You often hear that obesity increases risk of developing diabetes. This may be, but I was never obese and I developed diabetes. So I think of obesity and diabetes as parallel potentials from a common set of bad practices rather than cause and result, one from the other.
What are the benefits of obtaining a body that takes a lot of un-natural doing and maintenance? I used to lift weights an awful lot because I was told I was skinny. As I got older, I found that no exercise program undertaken for cosmetic or self-glorifying purposes could be sustained more than a few years – a few months in most cases. I kept hard at it for about 20 years, partly for the glory and partly because I felt good and aspired to keep up my wrestling ability. My motives to keep up my wrestling were pretty pure; I simply loved the sport. This enabled my consistency. But I began to care less and less about formal competition and more about the sheer activity. I learned that for running to be enjoyable, sustainable and really beneficial, I could not be thinking about getting to a finish line by some certain time. Rather, I learned to focus on the beauty of the present workings of my body and run in the moment. Long before this, I began to realize the absurdity of spending hours each day lifting weights to get big and strong without accomplishing any work beneficial to anyone else. So I began to incorporate my exercise with actual work wherever possible. Like using the reel mower rather than the gas one, and using the old dogs to go places rather than drive.
So I ask you, what good does it do a man to gain muscle mass greater than such as was known to man until 20 years ago, by lifting weights (don’t even talk to me about supplements and drugs – even though I realize they are why the average joe these days has more muscle than the big boys of yesteryear)? He may have the opportunity to lift a washing machine all by himself once in a while, or some such task, and he may look good to some, but other than that, does it allow him to fit into small places, run like a deer or labor through the day with stamina? No. Talk about vanity at the cost of health and time that could have been spent serving.

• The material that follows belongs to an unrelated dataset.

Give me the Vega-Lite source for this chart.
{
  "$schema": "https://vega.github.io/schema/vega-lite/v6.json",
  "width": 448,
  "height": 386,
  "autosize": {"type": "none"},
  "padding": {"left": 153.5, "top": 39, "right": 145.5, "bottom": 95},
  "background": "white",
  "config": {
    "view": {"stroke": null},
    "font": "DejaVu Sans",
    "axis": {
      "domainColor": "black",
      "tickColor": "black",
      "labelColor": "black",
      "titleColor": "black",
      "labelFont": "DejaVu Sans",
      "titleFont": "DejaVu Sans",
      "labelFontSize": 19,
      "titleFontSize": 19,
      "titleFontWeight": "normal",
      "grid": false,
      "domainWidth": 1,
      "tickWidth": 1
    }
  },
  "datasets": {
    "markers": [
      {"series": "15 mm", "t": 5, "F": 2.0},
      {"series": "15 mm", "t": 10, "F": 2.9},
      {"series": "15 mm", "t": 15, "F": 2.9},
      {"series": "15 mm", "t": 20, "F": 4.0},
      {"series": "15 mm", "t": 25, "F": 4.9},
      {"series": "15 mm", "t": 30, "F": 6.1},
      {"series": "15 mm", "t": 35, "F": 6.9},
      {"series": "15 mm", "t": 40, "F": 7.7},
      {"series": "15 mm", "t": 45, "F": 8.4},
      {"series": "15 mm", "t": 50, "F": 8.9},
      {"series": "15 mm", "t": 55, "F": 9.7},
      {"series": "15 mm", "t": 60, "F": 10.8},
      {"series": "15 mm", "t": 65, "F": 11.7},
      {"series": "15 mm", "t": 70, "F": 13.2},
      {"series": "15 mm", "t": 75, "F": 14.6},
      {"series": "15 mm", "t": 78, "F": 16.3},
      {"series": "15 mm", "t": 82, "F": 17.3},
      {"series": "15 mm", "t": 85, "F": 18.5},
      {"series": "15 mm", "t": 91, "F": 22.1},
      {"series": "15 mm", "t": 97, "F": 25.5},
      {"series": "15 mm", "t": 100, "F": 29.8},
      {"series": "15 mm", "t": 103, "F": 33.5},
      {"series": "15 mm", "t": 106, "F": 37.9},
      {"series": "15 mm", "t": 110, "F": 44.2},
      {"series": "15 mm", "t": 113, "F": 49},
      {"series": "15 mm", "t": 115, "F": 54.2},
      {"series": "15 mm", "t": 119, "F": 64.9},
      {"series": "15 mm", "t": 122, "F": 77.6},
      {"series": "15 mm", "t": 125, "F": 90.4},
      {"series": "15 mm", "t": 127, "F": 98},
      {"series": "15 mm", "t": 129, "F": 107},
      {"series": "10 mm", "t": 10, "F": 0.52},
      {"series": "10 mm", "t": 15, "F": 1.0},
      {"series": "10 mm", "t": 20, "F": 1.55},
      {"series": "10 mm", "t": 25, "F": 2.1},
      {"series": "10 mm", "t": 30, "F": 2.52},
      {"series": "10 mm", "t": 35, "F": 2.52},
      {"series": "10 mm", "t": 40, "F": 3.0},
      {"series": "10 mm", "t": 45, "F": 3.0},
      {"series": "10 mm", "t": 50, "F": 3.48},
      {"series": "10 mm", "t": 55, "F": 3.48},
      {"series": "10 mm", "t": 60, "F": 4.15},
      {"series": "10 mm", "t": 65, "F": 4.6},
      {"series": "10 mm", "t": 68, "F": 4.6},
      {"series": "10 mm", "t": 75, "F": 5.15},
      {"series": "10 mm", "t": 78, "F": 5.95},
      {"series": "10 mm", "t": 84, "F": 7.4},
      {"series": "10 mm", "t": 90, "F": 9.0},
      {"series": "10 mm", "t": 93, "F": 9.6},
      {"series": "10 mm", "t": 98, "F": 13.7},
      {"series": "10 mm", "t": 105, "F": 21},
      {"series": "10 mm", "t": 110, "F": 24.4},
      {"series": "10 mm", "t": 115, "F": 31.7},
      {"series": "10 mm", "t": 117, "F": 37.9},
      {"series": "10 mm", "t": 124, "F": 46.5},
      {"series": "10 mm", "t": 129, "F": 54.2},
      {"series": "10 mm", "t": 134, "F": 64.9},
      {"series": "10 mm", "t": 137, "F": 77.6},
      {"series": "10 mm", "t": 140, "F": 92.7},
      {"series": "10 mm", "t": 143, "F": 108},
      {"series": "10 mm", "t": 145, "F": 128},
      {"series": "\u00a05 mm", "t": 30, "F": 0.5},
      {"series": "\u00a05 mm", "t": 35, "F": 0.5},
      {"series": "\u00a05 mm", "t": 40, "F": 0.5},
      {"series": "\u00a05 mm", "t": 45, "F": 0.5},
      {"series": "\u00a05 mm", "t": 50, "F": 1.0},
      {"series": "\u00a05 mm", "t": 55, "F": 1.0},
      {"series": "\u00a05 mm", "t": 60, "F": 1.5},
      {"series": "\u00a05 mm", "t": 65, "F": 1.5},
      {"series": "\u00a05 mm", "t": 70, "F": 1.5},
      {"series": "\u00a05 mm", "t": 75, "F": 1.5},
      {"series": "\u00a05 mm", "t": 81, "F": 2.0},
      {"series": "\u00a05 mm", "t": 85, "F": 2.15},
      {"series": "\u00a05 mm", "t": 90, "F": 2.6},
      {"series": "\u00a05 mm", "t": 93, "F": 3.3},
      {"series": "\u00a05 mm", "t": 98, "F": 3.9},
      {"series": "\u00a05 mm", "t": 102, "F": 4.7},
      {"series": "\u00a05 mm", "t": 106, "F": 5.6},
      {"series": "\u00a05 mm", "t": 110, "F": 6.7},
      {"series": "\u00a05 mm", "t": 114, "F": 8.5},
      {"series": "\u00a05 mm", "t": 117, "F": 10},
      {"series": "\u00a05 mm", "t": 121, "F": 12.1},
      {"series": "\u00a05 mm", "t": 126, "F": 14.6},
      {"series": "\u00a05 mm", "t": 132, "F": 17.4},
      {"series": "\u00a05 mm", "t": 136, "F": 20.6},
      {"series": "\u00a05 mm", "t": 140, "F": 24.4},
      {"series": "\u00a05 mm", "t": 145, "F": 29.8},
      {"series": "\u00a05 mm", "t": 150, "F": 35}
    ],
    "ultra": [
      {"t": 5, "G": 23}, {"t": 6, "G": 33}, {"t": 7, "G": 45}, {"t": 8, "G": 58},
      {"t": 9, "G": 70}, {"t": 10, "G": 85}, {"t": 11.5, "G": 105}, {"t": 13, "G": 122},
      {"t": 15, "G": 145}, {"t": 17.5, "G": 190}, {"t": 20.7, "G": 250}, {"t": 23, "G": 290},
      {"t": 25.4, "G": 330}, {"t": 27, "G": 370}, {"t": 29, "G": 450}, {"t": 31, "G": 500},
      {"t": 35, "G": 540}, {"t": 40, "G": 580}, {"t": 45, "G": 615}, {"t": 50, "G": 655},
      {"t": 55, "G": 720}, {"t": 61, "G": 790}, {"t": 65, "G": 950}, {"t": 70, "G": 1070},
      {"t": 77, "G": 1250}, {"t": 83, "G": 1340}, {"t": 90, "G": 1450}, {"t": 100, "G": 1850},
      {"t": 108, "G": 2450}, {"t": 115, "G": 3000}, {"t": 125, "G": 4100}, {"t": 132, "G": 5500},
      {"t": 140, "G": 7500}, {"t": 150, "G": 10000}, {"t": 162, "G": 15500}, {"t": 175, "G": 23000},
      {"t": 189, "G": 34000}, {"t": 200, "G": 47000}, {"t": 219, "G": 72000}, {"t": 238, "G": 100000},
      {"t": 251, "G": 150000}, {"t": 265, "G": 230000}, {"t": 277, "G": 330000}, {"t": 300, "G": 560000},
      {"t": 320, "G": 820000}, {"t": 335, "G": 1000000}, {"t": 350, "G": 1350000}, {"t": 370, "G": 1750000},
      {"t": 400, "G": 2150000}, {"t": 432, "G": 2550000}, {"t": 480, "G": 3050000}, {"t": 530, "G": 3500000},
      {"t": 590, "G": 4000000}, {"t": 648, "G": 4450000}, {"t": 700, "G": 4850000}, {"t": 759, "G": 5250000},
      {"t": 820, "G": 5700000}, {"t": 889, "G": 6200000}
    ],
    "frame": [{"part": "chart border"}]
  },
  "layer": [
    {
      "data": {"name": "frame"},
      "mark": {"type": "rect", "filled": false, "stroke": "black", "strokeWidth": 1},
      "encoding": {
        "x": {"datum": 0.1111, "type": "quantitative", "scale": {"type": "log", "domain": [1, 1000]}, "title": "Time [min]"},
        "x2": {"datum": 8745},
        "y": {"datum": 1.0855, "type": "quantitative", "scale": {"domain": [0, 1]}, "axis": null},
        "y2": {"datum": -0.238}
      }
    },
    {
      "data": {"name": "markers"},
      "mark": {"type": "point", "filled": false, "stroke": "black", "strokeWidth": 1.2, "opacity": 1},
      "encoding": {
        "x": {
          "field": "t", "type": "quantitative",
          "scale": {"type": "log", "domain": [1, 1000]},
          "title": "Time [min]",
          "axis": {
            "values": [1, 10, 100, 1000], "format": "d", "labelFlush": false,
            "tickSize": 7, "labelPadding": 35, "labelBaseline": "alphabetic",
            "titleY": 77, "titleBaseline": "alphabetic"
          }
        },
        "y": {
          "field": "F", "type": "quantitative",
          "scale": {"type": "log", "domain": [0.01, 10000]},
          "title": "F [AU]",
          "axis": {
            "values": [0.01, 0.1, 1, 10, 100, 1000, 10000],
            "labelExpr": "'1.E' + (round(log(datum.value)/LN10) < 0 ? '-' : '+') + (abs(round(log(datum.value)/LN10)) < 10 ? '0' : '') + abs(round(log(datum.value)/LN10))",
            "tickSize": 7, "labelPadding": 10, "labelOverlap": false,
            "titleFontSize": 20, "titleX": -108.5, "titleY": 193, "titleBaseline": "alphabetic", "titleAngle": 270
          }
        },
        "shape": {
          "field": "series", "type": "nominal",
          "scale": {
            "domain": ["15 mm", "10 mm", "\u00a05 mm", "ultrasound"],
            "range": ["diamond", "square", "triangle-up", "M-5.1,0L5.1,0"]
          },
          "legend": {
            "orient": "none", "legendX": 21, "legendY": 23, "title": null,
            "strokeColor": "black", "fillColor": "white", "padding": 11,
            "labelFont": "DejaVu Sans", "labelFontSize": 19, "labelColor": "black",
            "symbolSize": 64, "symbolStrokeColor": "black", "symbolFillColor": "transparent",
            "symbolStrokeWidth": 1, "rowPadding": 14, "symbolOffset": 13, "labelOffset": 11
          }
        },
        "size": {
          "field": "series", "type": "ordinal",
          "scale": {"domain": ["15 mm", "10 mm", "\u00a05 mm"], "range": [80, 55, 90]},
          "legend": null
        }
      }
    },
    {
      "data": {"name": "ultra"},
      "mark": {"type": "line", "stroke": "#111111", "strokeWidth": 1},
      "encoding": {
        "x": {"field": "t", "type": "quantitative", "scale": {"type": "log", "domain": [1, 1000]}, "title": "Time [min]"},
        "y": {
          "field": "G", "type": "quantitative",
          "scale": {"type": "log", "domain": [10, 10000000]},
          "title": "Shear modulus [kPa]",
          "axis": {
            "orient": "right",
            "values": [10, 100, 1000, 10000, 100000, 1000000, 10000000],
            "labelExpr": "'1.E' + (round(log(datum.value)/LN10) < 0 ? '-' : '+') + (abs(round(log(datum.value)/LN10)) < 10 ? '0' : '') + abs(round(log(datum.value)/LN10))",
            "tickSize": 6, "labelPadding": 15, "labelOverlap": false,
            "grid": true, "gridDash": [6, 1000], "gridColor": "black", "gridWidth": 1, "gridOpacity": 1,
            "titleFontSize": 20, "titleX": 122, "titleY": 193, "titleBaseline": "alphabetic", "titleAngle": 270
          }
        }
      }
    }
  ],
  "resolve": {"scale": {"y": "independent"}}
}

At six feet and 150 lb, I don’t think I need more mass if I’m not playing the front line in football and if I can lift 180 lb boxes onto overhead shelves, climb like a monkey to do ceiling or tree work, break all the bolts loose that I need to, or work a shovel all day in the fields.
Then there is my buddy, Ken. He would simply look funny if he had more muscle. He is naturally muscular and very strong compared to the typical weight-lifting athlete. He can lift washing machines and break bolts loose without extra leverage that I usually need. I’m sure it comes in handy for him. But he can still run too. In fact, he used to sprint faster than me. And his endurance was respectable (he wrestled too) after he overcame an asthmatic condition. I used to think I had to be like him even though it would require a lot from me.

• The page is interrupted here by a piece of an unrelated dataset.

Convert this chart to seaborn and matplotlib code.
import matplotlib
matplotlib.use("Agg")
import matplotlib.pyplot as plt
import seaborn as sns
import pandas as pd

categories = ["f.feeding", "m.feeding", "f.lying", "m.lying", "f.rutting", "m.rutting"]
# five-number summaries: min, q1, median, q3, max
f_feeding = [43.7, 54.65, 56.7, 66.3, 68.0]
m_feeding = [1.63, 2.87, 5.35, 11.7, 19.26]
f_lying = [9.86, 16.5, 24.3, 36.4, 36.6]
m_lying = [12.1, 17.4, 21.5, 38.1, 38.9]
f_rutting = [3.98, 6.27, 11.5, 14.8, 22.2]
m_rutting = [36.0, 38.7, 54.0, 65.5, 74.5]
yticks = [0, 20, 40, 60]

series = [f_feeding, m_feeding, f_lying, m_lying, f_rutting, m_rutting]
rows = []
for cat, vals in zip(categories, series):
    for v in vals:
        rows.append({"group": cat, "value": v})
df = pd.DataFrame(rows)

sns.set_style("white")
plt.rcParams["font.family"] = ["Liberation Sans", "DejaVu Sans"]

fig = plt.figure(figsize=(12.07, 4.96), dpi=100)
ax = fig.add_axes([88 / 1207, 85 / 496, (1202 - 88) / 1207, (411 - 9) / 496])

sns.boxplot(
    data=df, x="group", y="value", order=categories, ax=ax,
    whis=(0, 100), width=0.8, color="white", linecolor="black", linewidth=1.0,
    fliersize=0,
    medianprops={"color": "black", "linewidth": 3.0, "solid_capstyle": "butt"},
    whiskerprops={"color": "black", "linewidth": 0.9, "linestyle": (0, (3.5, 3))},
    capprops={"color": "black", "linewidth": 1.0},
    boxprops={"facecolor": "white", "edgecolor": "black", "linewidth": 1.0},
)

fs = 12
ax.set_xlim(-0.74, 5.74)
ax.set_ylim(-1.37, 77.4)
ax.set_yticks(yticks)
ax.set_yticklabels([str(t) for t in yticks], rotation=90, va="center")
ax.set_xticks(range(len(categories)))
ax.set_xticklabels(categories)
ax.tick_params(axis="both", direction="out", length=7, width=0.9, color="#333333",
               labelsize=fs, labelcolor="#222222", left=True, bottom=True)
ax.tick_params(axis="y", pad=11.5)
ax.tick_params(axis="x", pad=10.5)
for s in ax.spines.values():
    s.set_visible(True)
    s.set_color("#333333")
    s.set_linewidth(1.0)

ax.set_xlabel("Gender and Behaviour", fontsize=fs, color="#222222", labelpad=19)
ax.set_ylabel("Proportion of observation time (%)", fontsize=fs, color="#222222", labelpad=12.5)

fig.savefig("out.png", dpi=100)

Another thing that helped turn me from the chase of glory was the realization that very precious few people gave a darn what I accomplished in sports and that those who did only did because they wanted to best me. Except Ken. But my friends loved me anyway. Girls? Forget it. Girls worth saying hi to don’t care about such things. In short, an ego is not attractive and is not seen as something that will benefit the seer.
But don’t get me wrong – sports are great, given the right attitude. I would never trade my wrestling experience, and I am sure that a mate finds avid interest in such activity attractive when it is done for the love of diligence, development, art and fun, and not for ego.
Health is a daily thing as well as a long-term goal. The Book of Mormon, speaking of restoration and reward in the life to come says, “he that is happy shall be happy still.” Health is that way. If your food tastes great, feels good going down your gullet, feels great in your stomach, feels great through the digestion process, feels great leaving the body, and if your exercise feels great and your sleep too, you are healthy now. You that are healthy now shall be healthy still.
I implore all people to be humbly grateful for the body they were given, enjoy the strengths it has and when you think of health, think of what makes you feel really great. Build or maintain the body that will best serve your family.